**What is being asked:**
Look through the lines below and extract each one that contains "React".

....

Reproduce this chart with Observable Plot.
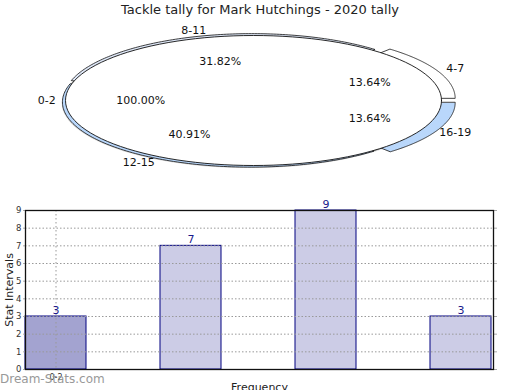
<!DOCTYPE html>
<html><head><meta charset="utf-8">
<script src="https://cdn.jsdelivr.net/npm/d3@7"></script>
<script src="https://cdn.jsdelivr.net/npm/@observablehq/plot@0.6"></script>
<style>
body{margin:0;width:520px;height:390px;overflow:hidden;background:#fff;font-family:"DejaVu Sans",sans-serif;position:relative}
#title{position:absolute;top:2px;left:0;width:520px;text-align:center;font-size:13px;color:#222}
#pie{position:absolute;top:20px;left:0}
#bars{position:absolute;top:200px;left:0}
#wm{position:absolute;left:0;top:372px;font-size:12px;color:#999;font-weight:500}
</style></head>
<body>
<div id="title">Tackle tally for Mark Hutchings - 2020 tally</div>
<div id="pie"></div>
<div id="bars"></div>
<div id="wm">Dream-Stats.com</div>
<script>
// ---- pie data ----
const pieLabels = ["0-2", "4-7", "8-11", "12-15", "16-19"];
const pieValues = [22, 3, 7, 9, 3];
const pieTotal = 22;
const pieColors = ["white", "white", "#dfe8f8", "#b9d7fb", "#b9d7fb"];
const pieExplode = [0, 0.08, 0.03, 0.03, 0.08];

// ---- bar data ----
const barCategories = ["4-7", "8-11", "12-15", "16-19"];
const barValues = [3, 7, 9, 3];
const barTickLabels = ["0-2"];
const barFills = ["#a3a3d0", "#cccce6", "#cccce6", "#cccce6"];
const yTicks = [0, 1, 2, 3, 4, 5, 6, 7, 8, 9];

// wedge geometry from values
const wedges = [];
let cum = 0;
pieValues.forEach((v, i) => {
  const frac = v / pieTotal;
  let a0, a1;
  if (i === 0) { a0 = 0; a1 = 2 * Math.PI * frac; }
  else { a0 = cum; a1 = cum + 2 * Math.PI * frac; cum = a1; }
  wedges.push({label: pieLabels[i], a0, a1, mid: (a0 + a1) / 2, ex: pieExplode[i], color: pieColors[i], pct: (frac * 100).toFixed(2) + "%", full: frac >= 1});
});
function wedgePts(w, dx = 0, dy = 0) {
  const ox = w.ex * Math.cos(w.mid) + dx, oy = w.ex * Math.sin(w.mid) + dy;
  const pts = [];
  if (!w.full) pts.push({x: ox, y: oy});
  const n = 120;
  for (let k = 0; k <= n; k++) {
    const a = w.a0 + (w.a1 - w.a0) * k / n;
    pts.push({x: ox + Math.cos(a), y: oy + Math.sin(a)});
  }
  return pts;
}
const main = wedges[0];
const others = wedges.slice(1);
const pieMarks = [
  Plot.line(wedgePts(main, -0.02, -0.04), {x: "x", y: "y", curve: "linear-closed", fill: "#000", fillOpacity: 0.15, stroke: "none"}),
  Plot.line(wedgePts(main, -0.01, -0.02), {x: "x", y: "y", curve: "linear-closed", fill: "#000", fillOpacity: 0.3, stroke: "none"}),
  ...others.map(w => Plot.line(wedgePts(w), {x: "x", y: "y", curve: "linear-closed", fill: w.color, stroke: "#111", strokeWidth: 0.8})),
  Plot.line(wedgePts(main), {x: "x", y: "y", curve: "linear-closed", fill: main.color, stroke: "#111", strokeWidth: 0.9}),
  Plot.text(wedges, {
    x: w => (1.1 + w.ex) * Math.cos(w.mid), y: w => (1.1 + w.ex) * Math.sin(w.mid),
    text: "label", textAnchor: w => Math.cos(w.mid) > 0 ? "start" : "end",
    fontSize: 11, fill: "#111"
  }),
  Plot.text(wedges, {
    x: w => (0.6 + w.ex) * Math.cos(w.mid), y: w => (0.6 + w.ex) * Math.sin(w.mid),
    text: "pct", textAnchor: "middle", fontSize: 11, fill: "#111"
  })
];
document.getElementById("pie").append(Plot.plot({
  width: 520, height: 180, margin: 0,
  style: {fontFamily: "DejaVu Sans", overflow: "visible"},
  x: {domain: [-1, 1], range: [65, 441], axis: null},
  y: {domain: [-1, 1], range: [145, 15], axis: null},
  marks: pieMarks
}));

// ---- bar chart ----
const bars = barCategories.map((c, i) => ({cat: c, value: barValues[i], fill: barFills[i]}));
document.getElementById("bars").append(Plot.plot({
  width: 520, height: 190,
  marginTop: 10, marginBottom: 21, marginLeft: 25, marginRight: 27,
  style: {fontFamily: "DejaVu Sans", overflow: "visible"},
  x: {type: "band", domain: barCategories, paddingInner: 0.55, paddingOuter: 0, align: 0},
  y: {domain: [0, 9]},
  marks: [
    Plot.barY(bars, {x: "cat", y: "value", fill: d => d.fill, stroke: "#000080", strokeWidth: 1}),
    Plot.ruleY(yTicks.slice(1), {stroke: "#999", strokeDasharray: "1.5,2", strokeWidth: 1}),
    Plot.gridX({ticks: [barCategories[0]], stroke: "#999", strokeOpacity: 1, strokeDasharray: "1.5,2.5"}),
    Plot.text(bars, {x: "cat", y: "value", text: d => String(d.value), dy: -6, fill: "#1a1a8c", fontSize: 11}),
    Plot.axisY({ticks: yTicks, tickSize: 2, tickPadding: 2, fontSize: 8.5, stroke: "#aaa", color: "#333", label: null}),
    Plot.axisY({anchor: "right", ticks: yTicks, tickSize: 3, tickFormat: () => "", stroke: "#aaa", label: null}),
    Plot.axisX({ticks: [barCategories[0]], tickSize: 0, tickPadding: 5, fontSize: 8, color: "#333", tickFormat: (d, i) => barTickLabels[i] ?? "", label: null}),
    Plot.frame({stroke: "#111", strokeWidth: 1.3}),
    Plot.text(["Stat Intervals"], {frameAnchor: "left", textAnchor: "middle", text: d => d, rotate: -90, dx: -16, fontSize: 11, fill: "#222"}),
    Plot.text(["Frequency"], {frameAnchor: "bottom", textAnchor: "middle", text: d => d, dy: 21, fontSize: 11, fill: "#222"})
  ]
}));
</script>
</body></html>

....

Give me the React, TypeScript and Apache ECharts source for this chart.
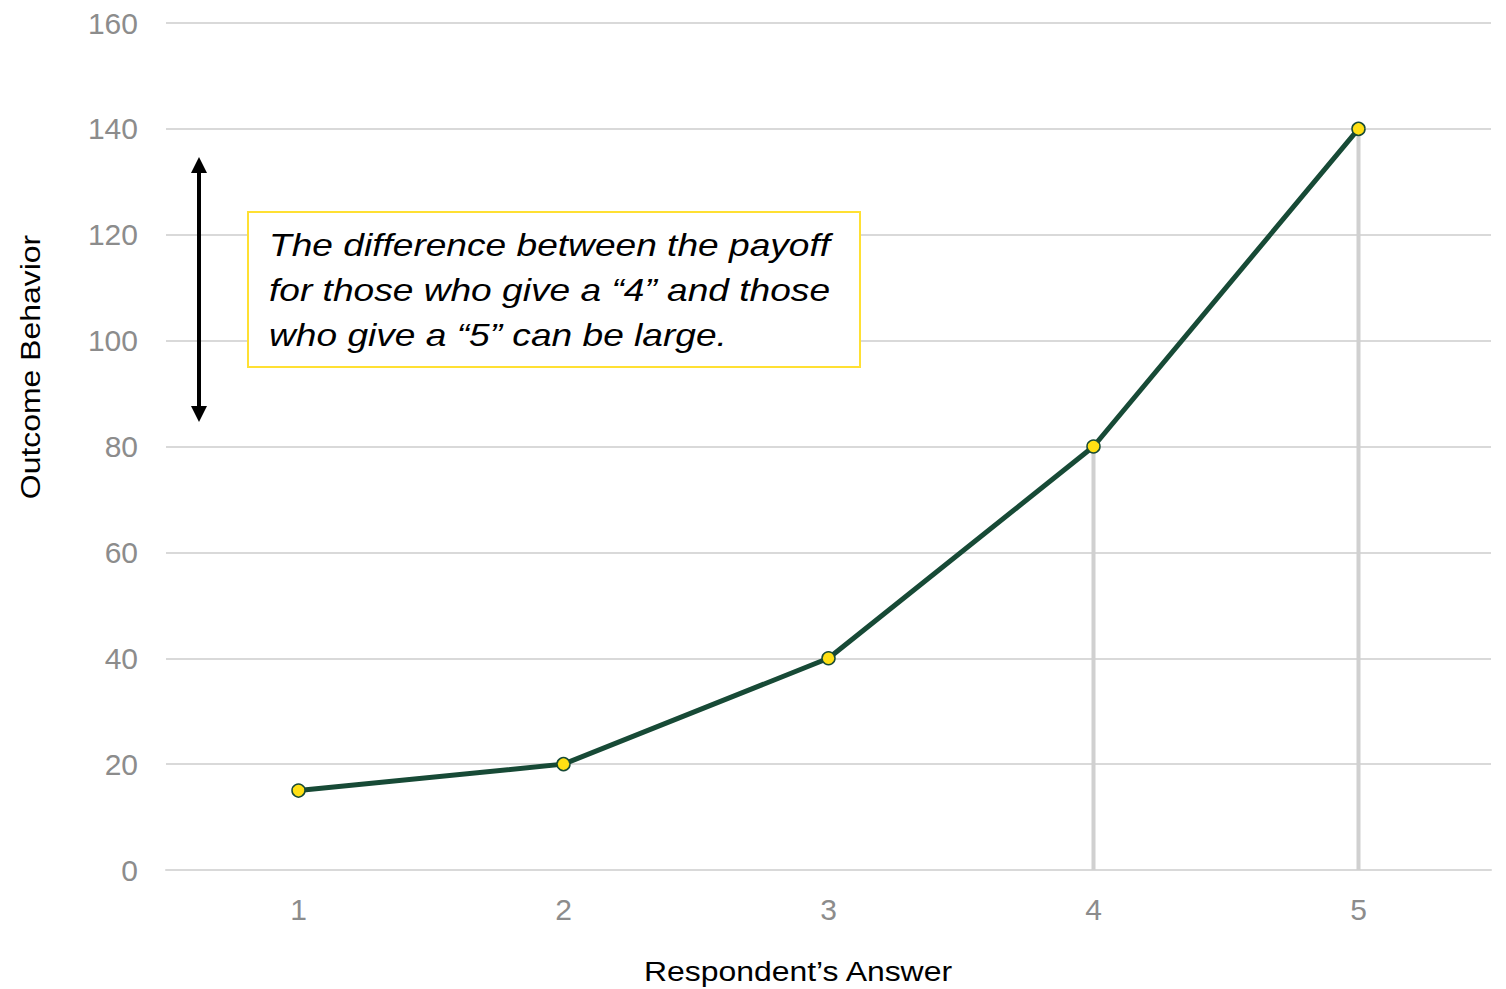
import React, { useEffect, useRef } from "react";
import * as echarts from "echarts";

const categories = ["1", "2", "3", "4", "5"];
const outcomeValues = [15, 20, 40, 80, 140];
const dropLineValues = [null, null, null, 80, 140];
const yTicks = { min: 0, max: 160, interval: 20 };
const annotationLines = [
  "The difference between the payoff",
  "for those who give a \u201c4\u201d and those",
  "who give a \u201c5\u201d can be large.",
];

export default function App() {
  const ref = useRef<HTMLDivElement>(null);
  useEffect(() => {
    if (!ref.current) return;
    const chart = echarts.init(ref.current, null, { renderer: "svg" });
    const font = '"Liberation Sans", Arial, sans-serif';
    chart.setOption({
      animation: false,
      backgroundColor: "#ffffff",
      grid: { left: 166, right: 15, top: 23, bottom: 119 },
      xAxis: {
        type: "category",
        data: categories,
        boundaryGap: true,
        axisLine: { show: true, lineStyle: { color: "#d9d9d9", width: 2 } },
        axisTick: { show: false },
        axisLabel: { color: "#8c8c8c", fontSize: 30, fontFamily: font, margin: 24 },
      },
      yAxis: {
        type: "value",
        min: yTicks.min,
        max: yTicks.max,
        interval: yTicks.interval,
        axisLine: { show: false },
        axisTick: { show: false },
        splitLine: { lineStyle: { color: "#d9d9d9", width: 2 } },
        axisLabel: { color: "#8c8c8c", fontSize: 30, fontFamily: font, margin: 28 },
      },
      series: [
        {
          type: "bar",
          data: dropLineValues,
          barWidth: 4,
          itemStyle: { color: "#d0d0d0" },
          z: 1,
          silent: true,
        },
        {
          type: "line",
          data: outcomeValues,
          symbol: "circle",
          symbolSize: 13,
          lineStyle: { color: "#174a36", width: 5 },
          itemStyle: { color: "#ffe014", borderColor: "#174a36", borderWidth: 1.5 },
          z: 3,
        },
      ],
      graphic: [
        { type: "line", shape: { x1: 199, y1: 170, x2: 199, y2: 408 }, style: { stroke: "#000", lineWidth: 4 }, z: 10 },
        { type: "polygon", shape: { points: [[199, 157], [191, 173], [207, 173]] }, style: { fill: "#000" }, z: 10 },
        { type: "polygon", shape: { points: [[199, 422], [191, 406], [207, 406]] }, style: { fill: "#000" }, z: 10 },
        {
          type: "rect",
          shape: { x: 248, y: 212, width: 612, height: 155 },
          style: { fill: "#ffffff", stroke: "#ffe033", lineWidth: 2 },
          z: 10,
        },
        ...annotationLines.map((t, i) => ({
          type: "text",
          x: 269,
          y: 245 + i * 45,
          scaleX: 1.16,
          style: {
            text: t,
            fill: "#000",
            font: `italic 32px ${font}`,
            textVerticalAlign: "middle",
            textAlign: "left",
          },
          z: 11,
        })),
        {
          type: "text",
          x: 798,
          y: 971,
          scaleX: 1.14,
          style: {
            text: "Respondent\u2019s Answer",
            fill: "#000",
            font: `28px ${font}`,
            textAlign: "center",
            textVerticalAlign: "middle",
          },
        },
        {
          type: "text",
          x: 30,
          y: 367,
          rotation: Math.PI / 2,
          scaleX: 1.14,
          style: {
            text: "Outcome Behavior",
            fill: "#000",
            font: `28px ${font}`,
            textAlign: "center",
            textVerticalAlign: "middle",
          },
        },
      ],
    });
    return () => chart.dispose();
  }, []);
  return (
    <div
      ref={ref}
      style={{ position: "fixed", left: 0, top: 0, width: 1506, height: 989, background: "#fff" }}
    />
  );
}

....

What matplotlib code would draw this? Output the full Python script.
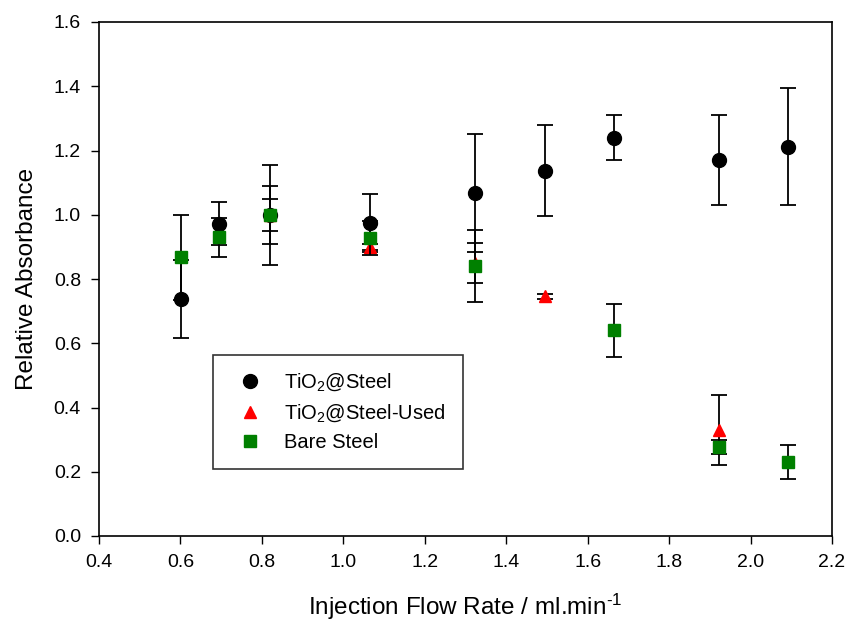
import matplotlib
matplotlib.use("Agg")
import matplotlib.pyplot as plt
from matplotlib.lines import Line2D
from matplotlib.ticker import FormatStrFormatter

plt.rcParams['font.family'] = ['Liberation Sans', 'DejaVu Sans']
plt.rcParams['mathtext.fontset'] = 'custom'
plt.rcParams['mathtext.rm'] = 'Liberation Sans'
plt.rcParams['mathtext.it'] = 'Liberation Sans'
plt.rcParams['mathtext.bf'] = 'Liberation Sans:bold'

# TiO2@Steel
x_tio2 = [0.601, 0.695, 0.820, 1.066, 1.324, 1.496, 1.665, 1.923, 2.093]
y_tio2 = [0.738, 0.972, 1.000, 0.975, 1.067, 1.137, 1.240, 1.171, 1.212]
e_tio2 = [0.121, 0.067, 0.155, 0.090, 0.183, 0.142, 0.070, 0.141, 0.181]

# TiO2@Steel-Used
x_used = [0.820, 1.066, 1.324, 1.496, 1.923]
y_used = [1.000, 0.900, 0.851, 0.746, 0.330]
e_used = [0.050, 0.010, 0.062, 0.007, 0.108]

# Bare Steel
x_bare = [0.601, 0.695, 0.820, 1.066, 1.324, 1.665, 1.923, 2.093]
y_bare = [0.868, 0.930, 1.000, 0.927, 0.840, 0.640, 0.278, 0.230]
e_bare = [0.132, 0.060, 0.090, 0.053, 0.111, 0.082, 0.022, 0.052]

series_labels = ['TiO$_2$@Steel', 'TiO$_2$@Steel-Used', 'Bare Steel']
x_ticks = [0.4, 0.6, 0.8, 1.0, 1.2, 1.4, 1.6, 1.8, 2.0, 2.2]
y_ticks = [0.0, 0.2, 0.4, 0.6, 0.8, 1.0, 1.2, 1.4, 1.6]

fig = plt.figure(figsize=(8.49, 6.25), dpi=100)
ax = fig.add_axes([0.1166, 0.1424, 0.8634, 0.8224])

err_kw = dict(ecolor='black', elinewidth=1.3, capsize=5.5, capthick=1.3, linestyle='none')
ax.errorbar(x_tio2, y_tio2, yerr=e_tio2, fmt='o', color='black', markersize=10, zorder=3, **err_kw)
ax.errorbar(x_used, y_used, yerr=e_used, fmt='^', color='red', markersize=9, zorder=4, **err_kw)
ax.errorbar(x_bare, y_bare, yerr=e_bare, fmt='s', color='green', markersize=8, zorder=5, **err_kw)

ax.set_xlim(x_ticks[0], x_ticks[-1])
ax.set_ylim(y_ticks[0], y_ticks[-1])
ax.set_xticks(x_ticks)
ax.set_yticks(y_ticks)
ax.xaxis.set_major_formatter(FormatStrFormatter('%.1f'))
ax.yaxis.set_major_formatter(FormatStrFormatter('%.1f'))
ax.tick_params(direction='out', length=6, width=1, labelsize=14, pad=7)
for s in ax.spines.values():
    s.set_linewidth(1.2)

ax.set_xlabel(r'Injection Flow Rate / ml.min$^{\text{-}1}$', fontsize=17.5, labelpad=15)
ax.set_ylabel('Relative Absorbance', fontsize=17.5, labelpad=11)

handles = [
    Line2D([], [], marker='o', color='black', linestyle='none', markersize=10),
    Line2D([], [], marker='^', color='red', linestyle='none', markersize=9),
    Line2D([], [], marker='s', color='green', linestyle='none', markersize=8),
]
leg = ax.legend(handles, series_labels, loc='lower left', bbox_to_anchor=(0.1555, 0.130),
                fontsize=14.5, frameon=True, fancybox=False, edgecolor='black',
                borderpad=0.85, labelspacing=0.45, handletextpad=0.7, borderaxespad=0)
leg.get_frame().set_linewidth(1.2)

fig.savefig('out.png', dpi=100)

....

**Complete answer:**
Give me the React, TypeScript and Apache ECharts source for this chart.
import React, { useEffect, useRef } from "react";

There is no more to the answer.